Los caudillos no mueren en su cama
Rafael Correa dejó el poder en 2017. O al menos, dejó la silla presidencial. Porque en la práctica, nunca se fue. Desde Bélgica, su voz sigue imponiéndose sobre su movimiento, sus candidatos, y hasta sobre el debate político nacional.
Ocho años después, su figura no moviliza esperanzas. Moviliza rechazos. Y eso quedó en evidencia una vez más en las elecciones presidenciales ecuatorianas de abril de 2025. Su candidata, Luisa González, perdió una elección que tenía posibilidades de ganar. ¿La razón? Correa. Su presencia. Su sombra. Su peso tóxico.
Daniel Noboa no ganó por sus méritos, sino por no ser Correa. Y eso lo sabe todo el país.
El correísmo, como proyecto político, ya no genera ilusión. Y el anticorreísmo —ese movimiento negativo, visceral y a veces irracional— crece cada vez que Correa aparece en pantalla.

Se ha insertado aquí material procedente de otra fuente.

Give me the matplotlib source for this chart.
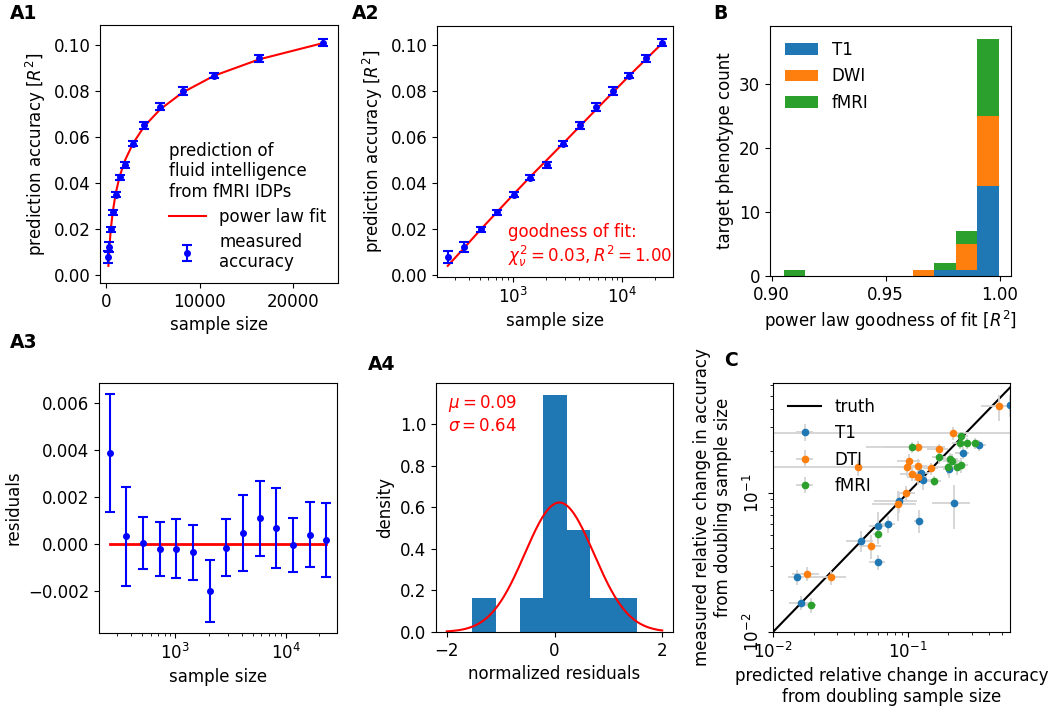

La paradoja es absurda: cuanto más habla, más votos pierde su causa.
La pregunta es simple: ¿por qué no se retira?
No lo hace porque no sabe. O no quiere. Porque su relación con el poder no es racional. Es adictiva. Porque no confía en nadie. Ni siquiera en quienes lo defienden. Porque, como muchos caudillos latinoamericanos, está convencido de que sin él, no hay país.
Pero la realidad es otra. Correa impide que su propio espacio político evolucione. Bloquea cualquier posibilidad de renovación. Condiciona liderazgos. Reproduce los peores vicios del caudillismo: centralismo, personalismo, revanchismo. Incluso aquellos que podrían representar una nueva izquierda en Ecuador, terminan convertidos en ecos mal imitados de su estilo.
Y lo más grave: mientras Correa siga siendo el centro de la escena, el país seguirá votando en su contra. No a favor de propuestas, sino en rechazo al pasado.
El Ecuador necesita salir de esa trampa. Romper el círculo vicioso de correísmo vs. anticorreísmo. Pero eso no será posible mientras Correa siga interfiriendo, opinando, manipulando. Ya no se trata de si es culpable o inocente. Se trata de que es un lastre.
Lo más saludable —para su causa, para la democracia y para su propia historia— sería que se retire. Que deje de hablar. Que permita que otros crezcan sin su sombra. Que entienda que todo liderazgo tiene su tiempo. Y el suyo ya pasó.
Porque si algo nos enseña la historia latinoamericana es que los caudillos que no se van a tiempo terminan mal. Muy mal. No por culpa de sus enemigos, sino por su propia incapacidad de soltar.